12 And Jehovah saith unto Moses, 'Come up unto Me to the mount, and be there, and I give to thee the tables of stone, and the law, and the command, which I have written to direct them.'
Vervolgens sprak Jahweh tot Moses: Kom tot Mij op de berg en blijf daar; dan zal Ik u de stenen tafelen geven met de wet en de geboden, die Ik tot hun onderrichting heb opgeschreven.
13 And Moses riseth — Joshua his minister also — and Moses goeth up unto the mount of God;
Toen maakte Moses met zijn dienaar Josuë zich gereed, en besteeg Moses de berg Gods.

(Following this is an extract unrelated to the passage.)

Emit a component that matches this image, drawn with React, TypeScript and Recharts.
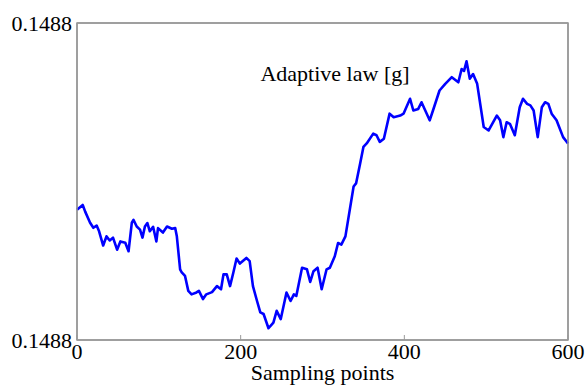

14 and unto the elders he hath said, 'Abide ye for us in this [place], until that we turn back unto you, and lo, Aaron and Hur [are] with you — he who hath matters doth come nigh unto them.'
Hij zei tot de oudsten: Blijft hier, totdat we tot u terugkeren. Zie, Aäron en Choer blijven bij u. Wie een rechtsgeding heeft, kan zich tot hen wenden.
15 And Moses goeth up unto the mount, and the cloud covereth the mount;
Zo besteeg Moses de berg, die door de wolk bedekt was.
16 and the honour of Jehovah doth tabernacle on mount Sinai, and the cloud covereth it six days, and He calleth unto Moses on the seventh day from the midst of the cloud.
Want de glorie van Jahweh rustte op de berg Sinaï, en de wolk hield hem zes dagen lang omhuld. En uit de wolk riep Hij Moses op de zevende dag.
17 And the appearance of the honour of Jehovah [is] as a consuming fire on the top of the mount, before the eyes of the sons of Israel;
En nu straalde op de top van de berg de glorie van Jahweh voor de ogen van de Israëlieten als een verterend vuur.
18 and Moses goeth into the midst of the cloud, and goeth up unto the mount, and Moses is on the mount forty days and forty nights.
Toen Moses de berg beklom, kwam hij midden in de wolk. En veertig dagen en veertig nachten bleef Moses op de berg.